The images that you see on the screen used to be drawn by hand. To make it look as if they were moving, hundreds (and sometimes thousands!) of drawings were created, showing the scene in slightly different positions. By moving each slightly altered image quickly before the viewer, the person watching the animation is given an impression of continuous movement. Each picture is called a frame. After a long process with many drawings in different stages, all the images were put onto a cel, a thin sheet of clear plastic, and then photographed in rapid succession so it looked as if everything was moving.

Today, most animation is done on a computer, through special programs. Sometimes drawings are scanned into computers; sometimes drawings are done directly on the computer itself.

No matter what type of animation they do, animators have to be good artists. The animators also need to have a good sense of color and line, and know how to tell a story.

Today, animation isn’t just used on TV shows or movies any more it’s used on websites, in video games, at museums and in commercials!

 

by   (whyzz writer)
  • Further information

    The first attempts to make figures move on a screen go back as early as the 1800s. The first animated cartoon with sound was Walt Disney’s “Steam Boat Willie,” featuring none other than Mickey Mouse, in 1928.
  • Exploration

    Flip Book!

    Have you ever made a Flip Book? It's similar to the early forms of animation!
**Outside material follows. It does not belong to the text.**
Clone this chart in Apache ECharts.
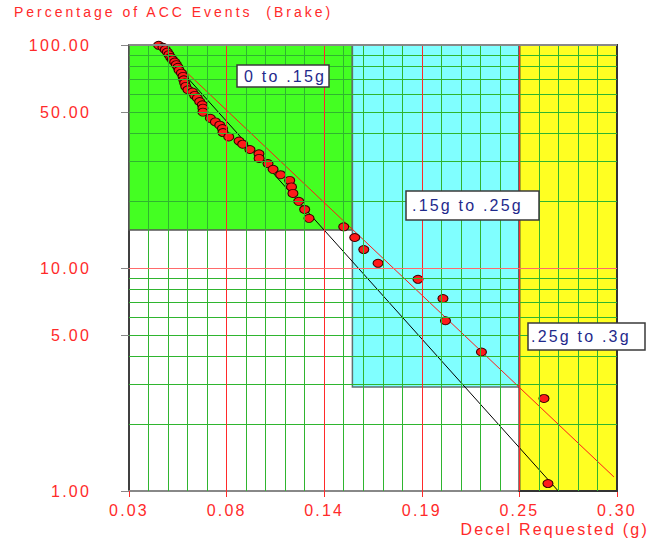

    First, decide what story you want to tell, who your character is, and what will happen. (Keeping it simple is best.)

    Next, get a notepad and draw the first image of your story on the first page. Let's say you're drawing a flower being blown in the wind. Draw the flower on the first page. On the second page, draw the flower a little more to the side than you did in the first page, as it begins to be blown in the wind. On the third page, draw it a little more to the side than it was on the previous page, and so on! Remember to have patience, and just keep on drawing your objects in small moving increments from page to page.

    When you're done, flip through it and see your story come to life!